08 set, 2015 • Aura Miguel
Como sempre acontece, a bordo do avião papal, Francisco gosta de saudar pessoalmente os jornalistas da sua comitiva. Nestas ocasiões, muitos aproveitam para lhe dizer umas palavras, fazer uma "selfie", pedir bênçãos, entregar mensagens e até alguns presentes.
Claro que eu não fujo à regra e, sempre que Francisco se aproxima, assuntos não me faltam para conversar com ele. Todavia, o que nunca me passou pela cabeça foi a surpresa que, na última viagem à América do Sul, o próprio Francisco tinha para mim, guardada no bolso.
O seu à-vontade é tão fascinante que, no meu caso, provoca um "tu cá – tu lá", inexplicável. Um desses momentos aconteceu em Janeiro deste ano, quando, no voo para o Sri Lanka, entre outros assuntos, lhe pedi uma entrevista (como se fosse a coisa mais natural do mundo e não chovessem, todos os meses no Vaticano, centenas de pedidos...)!
O Papa aconselhou-me a escrever para o seu secretário. Passaram-se vários meses e, como nunca obtive resposta, desisti.
Em Junho, voltei a ver o Papa na viagem a Sarajevo. Como sempre, Francisco veio saudar-nos um a um e, quando chegou a minha vez, falei-lhe da alegria dos portugueses ao saberem que ele viria a Fátima em 2017. O Papa interrompeu-me e disse:
- "Desculpe-me, estou em falta para consigo: devo-lhe uma entrevista!"
Obviamente, fiquei pasmada: eu – que já tinha "arrumado o assunto" – tinha diante de mim o próprio Papa que, seis meses depois, não se esquecera do meu pedido...! Claro que nessa noite tive uma insónia, só de pensar naquela atitude de Francisco, e resolvi escrever, uma vez mais, ao seu secretário sugerindo uma entrevista para Setembro, coincidente com a visita "ad limina" dos bispos portugueses.
A resposta à minha carta não chegou e, entretanto, em Julho, lá vou eu para uma nova viagem pastoral, desta vez ao Equador, Bolívia e Paraguai.
Pouco depois de o Airbus A330 da Alitalia levantar voo de Roma em direcção a Quito, Francisco veio ter connosco, caminhou pelas duas coxias e deteve-se, como sempre sem pressa, junto de cada um dos 75 jornalistas.
Quando se aproximou do meu lugar, claro que me preparava para lhe falar da carta enviada. Só que, desta vez, antes de eu abrir a boca, o Papa adiantou-se, meteu a mão no bolso da batina e tirou um envelope branco, dizendo:
- "Isto é para si!"
Pensei, de imediato: "Enganou-se na pessoa, isto não é para mim, o Papa não dá envelopes aos jornalistas..."
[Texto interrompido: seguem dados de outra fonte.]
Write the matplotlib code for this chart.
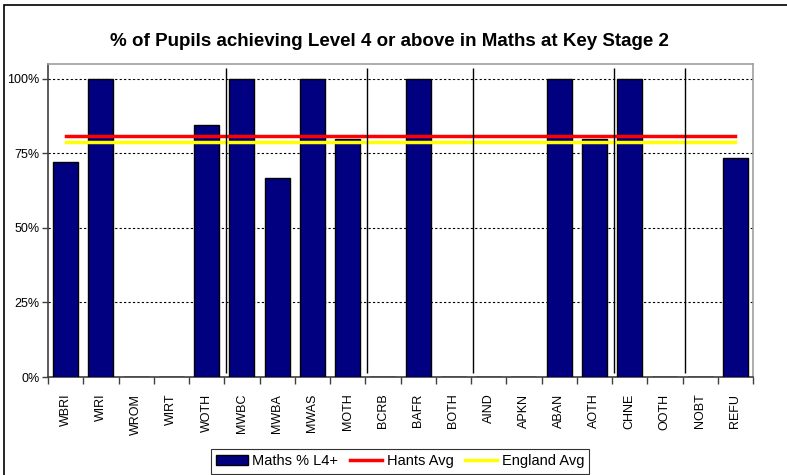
import numpy as np
import matplotlib.pyplot as plt
from matplotlib.patches import Rectangle

groups = ['WBRI', 'WIRI', 'WROM', 'WIRT', 'WOTH', 'MWBC', 'MWBA', 'MWAS', 'MOTH', 'BCRB',
          'BAFR', 'BOTH', 'AIND', 'APKN', 'ABAN', 'AOTH', 'CHNE', 'OOTH', 'NOBT', 'REFU']
maths_l4 = [0.72, 1.00, 0, 0, 0.845, 1.00, 0.667, 1.00, 0.80, 0,
            1.00, 0, 0, 0, 1.00, 0.80, 1.00, 0, 0, 0.733]
hants_avg = 0.81
england_avg = 0.79
# group dividers sit after these category indexes
dividers = [5, 9, 12, 16, 18]

plt.rcParams['font.family'] = ['Liberation Sans', 'DejaVu Sans']

fig = plt.figure(figsize=(7.87, 4.75), dpi=100)
ax = fig.add_axes([48/787, 1-377/475, (753-48)/787, (377-64)/475])

x = np.arange(len(groups))
bars = ax.bar(x, maths_l4, width=0.71, color='#000080', edgecolor='black', linewidth=1,
              label='Maths % L4+', zorder=3)
l1, = ax.plot(x, [hants_avg]*len(x), color='#ff0000', linewidth=2.5, label='Hants Avg', zorder=4)
l2, = ax.plot(x, [england_avg]*len(x), color='#ffff00', linewidth=2.5, label='England Avg', zorder=4)

for d in dividers:
    ax.vlines(d - 0.5 + 0.06, 0.012, 1.035, color='black', linewidth=1, zorder=5)

ax.set_xlim(-0.5, len(groups) - 0.5)
ax.set_ylim(0, 1.05)
ax.set_yticks([0, 0.25, 0.5, 0.75, 1.0])
ax.set_yticklabels(['0%', '25%', '50%', '75%', '100%'], fontsize=9)
ax.yaxis.grid(True, linestyle=(0, (2, 2)), color='black', linewidth=0.8, zorder=0)

ax.set_xticks(x)
ax.set_xticklabels(groups, rotation=90, fontsize=9)
ax.tick_params(axis='x', length=0, pad=12)
ax.set_xticks(np.arange(len(groups) + 1) - 0.5, minor=True)
ax.tick_params(axis='x', which='minor', length=5, color='#404040', width=1)
ax.tick_params(axis='y', length=4, color='#404040', width=1, pad=2)

for s in ['top', 'right']:
    ax.spines[s].set_color('#a0a0a0')
    ax.spines[s].set_linewidth(1.2)
for s in ['left', 'bottom']:
    ax.spines[s].set_color('#404040')
    ax.spines[s].set_linewidth(1.2)

fig.text(389/787, 1-41/475, '% of Pupils achieving Level 4 or above in Maths at Key Stage 2',
         ha='center', va='center', fontsize=13.5, fontweight='bold')

leg = fig.legend([bars, l1, l2], ['Maths % L4+', 'Hants Avg', 'England Avg'],
                 loc='upper center', bbox_to_anchor=(400/787, 1-442/475), ncol=3,
                 fontsize=10.5, frameon=True, fancybox=False, edgecolor='black',
                 borderpad=0.35, handlelength=2.2, handletextpad=0.3, columnspacing=0.8)
leg.get_frame().set_linewidth(0.8)

# outer chart border
fig.patches.append(Rectangle((4/787, -0.1), 1.0, 1-5/475 + 0.1, transform=fig.transFigure,
                             fill=False, edgecolor='black', linewidth=1.2))

fig.savefig('out.png', dpi=100)
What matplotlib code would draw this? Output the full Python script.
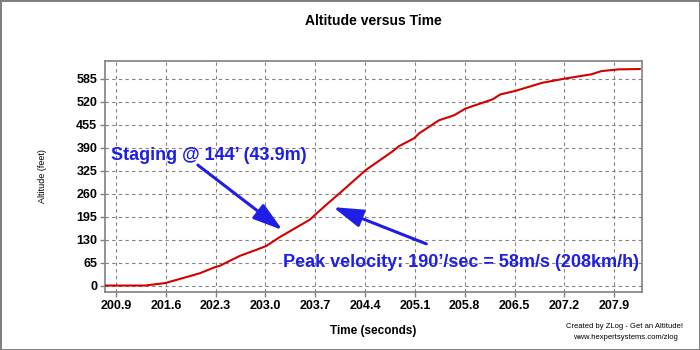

Olhei para o sobrescrito e, afinal, era mesmo o meu nome que ali estava escrito à mão... Estupefacta, abri o envelope e encontrei duas pagelas com orações (uma a Santa Teresinha do Menino Jesus e outra a São José) e uma folha A4: era a minha carta de Junho a pedir-lhe a entrevista.
O Papa, à minha frente, com toda a solicitude deste mundo (e do outro) só repetia:
- "Veja lá se está de acordo com a data e hora... porque, se não for conveniente para a sua agenda, não hesite em avisar-me, que eu arranjo outra solução."
Atordoada, com o papel na mão, olhei para aquela folha de papel.
Junto às minhas palavras, a sua letra fininha lá estava, sem margem para dúvidas, com a data e a hora escolhidas por Francisco para uma conversa exclusiva, com a Renascença: 8 de Setembro, 11h30.